Chłopiec ma 18 tysięcy złotych długu. To "spadek" po dziadku, który zmarł kilka lat temu. Rodzice chłopca, wiedząc o długu zmarłego, zrzekli się prawa do dziedziczenia. Ale nie wiedzieli, że powinni zrzec się tego prawa także w imieniu swojego syna.
Sąd Okręgowy dla Warszawy-Pragi orzekł, że spadkobiercą dziadka-dłużnika jest 9-letni obecnie Kacper.
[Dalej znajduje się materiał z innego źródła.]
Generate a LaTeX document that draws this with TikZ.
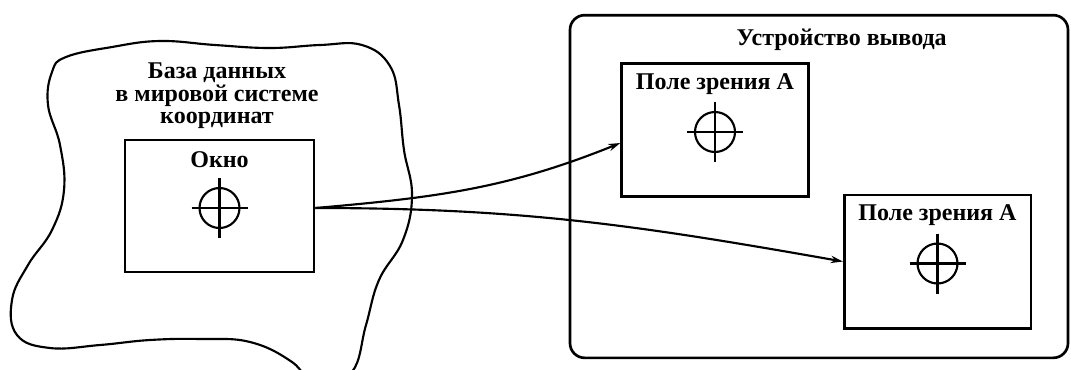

Jak ustaliła telewizja Superstacja zdesperowany 9-letni Kacper napisał błagalny list do Rzecznika Praw Dziecka: Bez Pana pomocy nie poradzimy sobie i nie wiem jak dalej będziemy żyć. (...) Zajmijcie się mną. Jestem chory na astmę, a moja mama nie pracuje, bo ciągle się nami opiekuje - czytamy w liście chłopca.
Robert Damski, rzecznik Krajowej Rady Komorniczej uspokaja jednak, że sytuacja Kacpra nie będzie miała dla niego konsekwencji finansowych:
- Komornik powinien dokonać spisu inwentarza spadku, jeśli jego wartość jest dodatnia, to odpowiada się tylko do tej wartości, jeśli jest ujemna to nie będzie odpowiedzialności spadkobiercy. Innymi słowy, odpowiedzialność spadkobiercy występuje wyłącznie do czystej masy spadkowej - mówi dziennik.p Robert Damski.
W tym postępowaniu małoletni musi być oczywiście reprezentowany przez przedstawiciela ustawowego.